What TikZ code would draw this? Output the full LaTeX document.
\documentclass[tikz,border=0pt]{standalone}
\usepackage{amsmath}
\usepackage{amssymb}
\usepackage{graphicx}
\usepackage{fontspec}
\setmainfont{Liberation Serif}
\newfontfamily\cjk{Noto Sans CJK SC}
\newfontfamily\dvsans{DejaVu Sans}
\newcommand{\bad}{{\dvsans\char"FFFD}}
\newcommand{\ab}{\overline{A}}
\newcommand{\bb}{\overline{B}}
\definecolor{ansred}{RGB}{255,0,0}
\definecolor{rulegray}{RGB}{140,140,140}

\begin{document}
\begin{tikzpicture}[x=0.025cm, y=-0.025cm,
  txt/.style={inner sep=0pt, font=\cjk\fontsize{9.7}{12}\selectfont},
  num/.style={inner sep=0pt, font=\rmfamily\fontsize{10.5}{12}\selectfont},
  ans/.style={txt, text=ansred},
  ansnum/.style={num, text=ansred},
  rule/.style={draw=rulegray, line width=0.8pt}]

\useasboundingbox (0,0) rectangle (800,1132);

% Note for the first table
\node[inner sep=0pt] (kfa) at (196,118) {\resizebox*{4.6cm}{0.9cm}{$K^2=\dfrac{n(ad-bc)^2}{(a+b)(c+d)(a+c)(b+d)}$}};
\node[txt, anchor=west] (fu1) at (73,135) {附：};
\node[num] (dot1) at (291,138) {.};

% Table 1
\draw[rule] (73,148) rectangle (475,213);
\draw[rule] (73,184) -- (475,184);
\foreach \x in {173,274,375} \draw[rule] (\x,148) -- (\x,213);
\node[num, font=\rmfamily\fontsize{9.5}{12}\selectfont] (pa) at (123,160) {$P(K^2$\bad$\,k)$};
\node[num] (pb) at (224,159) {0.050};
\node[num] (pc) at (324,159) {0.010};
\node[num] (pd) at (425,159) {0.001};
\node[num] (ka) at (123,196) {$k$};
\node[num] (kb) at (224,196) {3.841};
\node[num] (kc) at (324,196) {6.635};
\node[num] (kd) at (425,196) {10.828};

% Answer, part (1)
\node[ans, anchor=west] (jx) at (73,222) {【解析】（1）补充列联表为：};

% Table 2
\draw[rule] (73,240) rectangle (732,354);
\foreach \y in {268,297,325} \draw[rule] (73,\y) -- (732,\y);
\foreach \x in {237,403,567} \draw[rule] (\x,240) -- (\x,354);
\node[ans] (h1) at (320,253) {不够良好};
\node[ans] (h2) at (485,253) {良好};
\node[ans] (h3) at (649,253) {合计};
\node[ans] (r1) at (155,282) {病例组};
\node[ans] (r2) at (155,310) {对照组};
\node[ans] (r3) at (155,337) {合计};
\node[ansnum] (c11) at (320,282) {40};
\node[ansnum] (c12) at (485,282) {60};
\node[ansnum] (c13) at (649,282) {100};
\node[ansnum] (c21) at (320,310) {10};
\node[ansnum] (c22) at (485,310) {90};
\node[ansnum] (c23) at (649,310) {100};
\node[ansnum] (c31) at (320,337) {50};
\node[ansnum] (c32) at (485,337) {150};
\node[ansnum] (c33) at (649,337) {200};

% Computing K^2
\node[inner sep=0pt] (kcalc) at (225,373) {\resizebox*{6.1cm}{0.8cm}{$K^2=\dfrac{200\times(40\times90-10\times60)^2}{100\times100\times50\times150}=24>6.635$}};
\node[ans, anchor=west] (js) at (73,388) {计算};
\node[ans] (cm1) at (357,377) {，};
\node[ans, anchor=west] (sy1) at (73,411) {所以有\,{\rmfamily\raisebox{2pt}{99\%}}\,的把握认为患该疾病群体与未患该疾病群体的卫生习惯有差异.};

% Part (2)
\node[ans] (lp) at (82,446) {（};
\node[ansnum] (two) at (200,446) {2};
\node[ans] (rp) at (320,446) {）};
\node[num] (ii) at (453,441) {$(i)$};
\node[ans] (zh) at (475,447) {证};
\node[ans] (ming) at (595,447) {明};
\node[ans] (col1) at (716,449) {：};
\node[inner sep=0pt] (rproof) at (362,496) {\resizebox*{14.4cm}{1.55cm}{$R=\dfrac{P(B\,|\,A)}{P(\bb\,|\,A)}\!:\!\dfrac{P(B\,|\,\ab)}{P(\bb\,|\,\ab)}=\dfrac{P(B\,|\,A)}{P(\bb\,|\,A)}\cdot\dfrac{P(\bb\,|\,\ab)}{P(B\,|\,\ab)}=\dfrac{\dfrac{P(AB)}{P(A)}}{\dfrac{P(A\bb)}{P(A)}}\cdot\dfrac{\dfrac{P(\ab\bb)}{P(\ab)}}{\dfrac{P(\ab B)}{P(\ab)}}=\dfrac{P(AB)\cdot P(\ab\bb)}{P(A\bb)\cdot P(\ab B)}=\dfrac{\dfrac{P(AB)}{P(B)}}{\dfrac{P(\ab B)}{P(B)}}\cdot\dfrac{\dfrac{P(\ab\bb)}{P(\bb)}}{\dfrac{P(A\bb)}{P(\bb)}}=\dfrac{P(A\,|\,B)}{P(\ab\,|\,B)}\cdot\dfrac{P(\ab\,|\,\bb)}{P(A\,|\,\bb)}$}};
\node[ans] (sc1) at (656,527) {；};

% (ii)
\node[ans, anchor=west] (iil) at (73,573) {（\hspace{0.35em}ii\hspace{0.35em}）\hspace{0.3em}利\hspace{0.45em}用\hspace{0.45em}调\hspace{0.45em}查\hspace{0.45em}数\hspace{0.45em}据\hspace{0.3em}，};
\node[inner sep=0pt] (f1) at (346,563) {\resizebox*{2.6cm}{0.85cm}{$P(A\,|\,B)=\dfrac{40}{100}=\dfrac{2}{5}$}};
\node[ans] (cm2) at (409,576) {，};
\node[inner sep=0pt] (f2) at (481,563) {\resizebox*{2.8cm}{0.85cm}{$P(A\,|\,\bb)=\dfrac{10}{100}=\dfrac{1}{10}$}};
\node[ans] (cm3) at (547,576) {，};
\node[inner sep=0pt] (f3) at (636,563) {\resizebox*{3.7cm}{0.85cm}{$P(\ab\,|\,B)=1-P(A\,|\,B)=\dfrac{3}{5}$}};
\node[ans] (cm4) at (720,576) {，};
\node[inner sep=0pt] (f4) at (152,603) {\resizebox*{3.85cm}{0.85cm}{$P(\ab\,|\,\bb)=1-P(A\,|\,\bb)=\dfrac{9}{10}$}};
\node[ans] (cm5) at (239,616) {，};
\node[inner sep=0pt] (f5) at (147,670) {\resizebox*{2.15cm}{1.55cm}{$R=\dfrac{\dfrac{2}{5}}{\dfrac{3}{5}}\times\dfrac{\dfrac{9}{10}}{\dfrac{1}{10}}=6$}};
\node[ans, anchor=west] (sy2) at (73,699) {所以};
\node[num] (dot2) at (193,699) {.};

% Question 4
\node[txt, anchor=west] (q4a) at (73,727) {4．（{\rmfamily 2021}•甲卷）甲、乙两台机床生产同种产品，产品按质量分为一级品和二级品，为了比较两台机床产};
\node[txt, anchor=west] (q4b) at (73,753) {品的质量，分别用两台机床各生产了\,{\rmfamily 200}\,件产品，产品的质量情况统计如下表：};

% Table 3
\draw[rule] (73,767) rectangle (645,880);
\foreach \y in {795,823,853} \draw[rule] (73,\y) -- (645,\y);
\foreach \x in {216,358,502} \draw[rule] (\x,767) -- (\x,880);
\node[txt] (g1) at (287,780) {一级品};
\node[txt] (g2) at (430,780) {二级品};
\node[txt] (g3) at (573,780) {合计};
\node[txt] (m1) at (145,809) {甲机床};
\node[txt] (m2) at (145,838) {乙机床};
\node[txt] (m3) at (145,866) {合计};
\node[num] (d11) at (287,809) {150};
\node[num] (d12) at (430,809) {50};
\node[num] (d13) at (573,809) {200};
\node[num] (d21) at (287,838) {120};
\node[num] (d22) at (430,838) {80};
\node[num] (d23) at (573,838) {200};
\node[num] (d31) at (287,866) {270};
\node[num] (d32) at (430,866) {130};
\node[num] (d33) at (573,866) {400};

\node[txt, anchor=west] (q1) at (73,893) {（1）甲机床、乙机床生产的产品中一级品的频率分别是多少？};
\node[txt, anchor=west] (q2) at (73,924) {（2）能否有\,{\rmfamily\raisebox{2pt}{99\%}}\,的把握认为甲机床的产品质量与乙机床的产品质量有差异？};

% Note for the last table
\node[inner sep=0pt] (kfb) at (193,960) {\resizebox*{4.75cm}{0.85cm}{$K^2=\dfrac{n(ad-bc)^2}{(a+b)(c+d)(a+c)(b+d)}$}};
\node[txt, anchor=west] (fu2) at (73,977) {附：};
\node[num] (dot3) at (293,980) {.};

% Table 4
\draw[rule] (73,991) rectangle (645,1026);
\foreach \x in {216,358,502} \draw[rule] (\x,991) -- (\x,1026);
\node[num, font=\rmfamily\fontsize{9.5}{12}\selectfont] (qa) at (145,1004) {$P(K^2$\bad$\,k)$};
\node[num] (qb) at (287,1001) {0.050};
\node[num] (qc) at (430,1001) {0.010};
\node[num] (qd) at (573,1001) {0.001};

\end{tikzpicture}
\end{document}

══════════════════════════════

Problem to solve
Please transcribe, exactly and with nothing added, the lines from the first line of the material above through the line that contains "(0,0) rectangle (800,1132);".

Result for this task
What TikZ code would draw this? Output the full LaTeX document.
\documentclass[tikz,border=0pt]{standalone}
\usepackage{amsmath}
\usepackage{amssymb}
\usepackage{graphicx}
\usepackage{fontspec}
\setmainfont{Liberation Serif}
\newfontfamily\cjk{Noto Sans CJK SC}
\newfontfamily\dvsans{DejaVu Sans}
\newcommand{\bad}{{\dvsans\char"FFFD}}
\newcommand{\ab}{\overline{A}}
\newcommand{\bb}{\overline{B}}
\definecolor{ansred}{RGB}{255,0,0}
\definecolor{rulegray}{RGB}{140,140,140}

\begin{document}
\begin{tikzpicture}[x=0.025cm, y=-0.025cm,
  txt/.style={inner sep=0pt, font=\cjk\fontsize{9.7}{12}\selectfont},
  num/.style={inner sep=0pt, font=\rmfamily\fontsize{10.5}{12}\selectfont},
  ans/.style={txt, text=ansred},
  ansnum/.style={num, text=ansred},
  rule/.style={draw=rulegray, line width=0.8pt}]

\useasboundingbox (0,0) rectangle (800,1132);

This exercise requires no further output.